Dunyvaig Castle, which is situated on a peninsula adjacent to the distillery, played host to battles between warring Scottish clans during the Middle Ages and could hold the secrets of what life was like when the castle was in use.
The excavation is the flagship project of Islay Heritage, a community charity which was provided with £310,000 of funding by Lagavulin in 2017.
The funding was provided as part of the distillery’s project commemorating its 200th anniversary, which raised almost £600,000 in total for seven different Islay charities.
Dr Nick Morgan, head of whisky outreach at Lagavulin-owner Diageo, said: ‘This excavation at Dunyvaig Castle is the culmination of hard work and commitment from Islay Heritage, Lagavulin distillery and the wider community.
‘We’re looking forward to seeing what interesting discoveries will be uncovered over the next few weeks.’
The team of 40 archaeologists and experts began the excavation on 12 August and will spend three weeks studying and reconstructing the medieval monument, with the hope of securing additional funding to continue the excavation until 2023.

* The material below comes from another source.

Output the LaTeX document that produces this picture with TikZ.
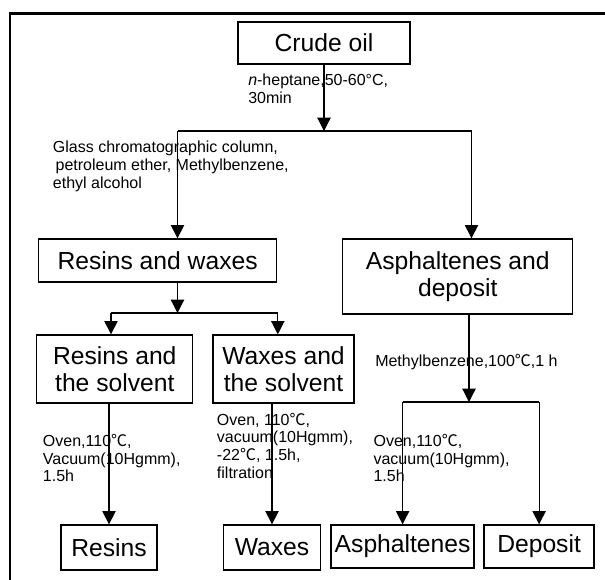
\documentclass[tikz,border=0pt]{standalone}
\usepackage{fontspec}
\setmainfont{Liberation Sans}
\newfontfamily\cjk{Noto Sans CJK SC}
\usetikzlibrary{arrows.meta}
\newcommand{\degc}{{\cjk ℃}}
\tikzset{
  stagebox/.style={draw, line width=1pt, inner sep=0pt, align=center,
    font=\fontsize{18.5}{20.5}\selectfont},
  note/.style={inner sep=0pt, align=left, anchor=base west,
    font=\fontsize{12}{13.2}\selectfont},
  flow/.style={line width=0.9pt},
  flowarr/.style={flow, -{Triangle[length=10pt,width=10pt]}}
}
\begin{document}
\begin{tikzpicture}[x=0.75pt,y=-0.75pt]
      \useasboundingbox (0,0) rectangle (605,579);
      \draw[line width=1.6pt] (10,590) -- (10,13.5) -- (615,13.5);

      \node[stagebox, minimum width=129pt, minimum height=31.5pt] (crude) at (324,43) {Crude oil};
      \node[stagebox, minimum width=178.5pt, minimum height=32.25pt] (rw) at (157.6,260.5) {Resins and waxes};
      \node[stagebox, minimum width=172.5pt, minimum height=56.25pt] (ad) at (457.8,276.5) {Asphaltenes and\\deposit};
      \node[stagebox, minimum width=117pt, minimum height=51pt] (rs) at (114.8,369) {Resins and\\the solvent};
      \node[stagebox, minimum width=105.75pt, minimum height=51pt] (ws) at (283.5,369) {Waxes and\\the solvent};
      \node[stagebox, minimum width=72pt, minimum height=33.75pt] (res) at (109,547.5) {Resins};
      \node[stagebox, minimum width=72.4pt, minimum height=33.75pt] (wax) at (272,547.5) {Waxes};
      \node[stagebox, minimum width=107.25pt, minimum height=32.25pt] (asp) at (402.6,546.5) {Asphaltenes};
      \node[stagebox, minimum width=82.5pt, minimum height=32.25pt] (dep) at (539.1,546.5) {Deposit};

      \coordinate (split1) at (324,131);
      \coordinate (toRW) at (177.5,131);
      \coordinate (toAD) at (471.5,131);
      \coordinate (split2) at (177.5,313);
      \coordinate (toRS) at (111,313);
      \coordinate (toWS) at (277.8,313);
      \coordinate (split3) at (469,402);

      \draw[flowarr] (crude.south) -- (split1);
      \draw[flow] (toRW) -- (toAD);
      \draw[flowarr] (toRW) -- (toRW |- rw.north);
      \draw[flowarr] (toAD) -- (toAD |- ad.north);

      \draw[flowarr] (rw.south -| split2) -- (split2);
      \draw[flow] (toRS) -- (toWS);
      \draw[flowarr] (toRS) -- (toRS |- rs.north);
      \draw[flowarr] (toWS) -- (toWS |- ws.north);
      \draw[flowarr] (rs.south -| res.north) -- (res.north);
      \draw[flowarr] (ws.south -| wax.north) -- (wax.north);

      \draw[flowarr] (ad.south -| split3) -- (split3);
      \draw[flow] (asp.north |- split3) -- (dep.north |- split3);
      \draw[flowarr] (asp.north |- split3) -- (asp.north);
      \draw[flowarr] (dep.north |- split3) -- (dep.north);

      \node[note] (heptane) at (248,103) {\textit{n}-heptane,50-60°C,\\30min};
      \node[note] (column) at (52.7,188) {Glass chromatographic column,\\\hspace*{2pt}petroleum ether, Methylbenzene,\\ethyl alcohol};
      \node[note] (dissolve) at (375,366.7) {Methylbenzene,100\degc,1 h};
      \node[note] (dryresin) at (42.7,481.7) {Oven,110\degc,\\Vacuum(10Hgmm),\\1.5h};
      \node[note] (drywax) at (216.7,478) {Oven, 110\degc,\\vacuum(10Hgmm),\\-22\degc, 1.5h,\\filtration};
      \node[note] (dryasph) at (373.3,481.7) {Oven,110\degc,\\vacuum(10Hgmm),\\1.5h};
   \end{tikzpicture}
\end{document}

Georgie Crawford, former distillery manager for Lagavulin, who is now overseeing the rebuild of Port Ellen, said: ‘It’s very exciting to see work officially start at Dunyvaig Castle. We’re very proud to see the legacy of Lagavulin’s anniversary celebrations being realised just a short distance from the distillery.’
The Lagavulin 200th anniversary legacy funds were raised through the sale of a limited run of 522 bottles of Lagavulin 1991.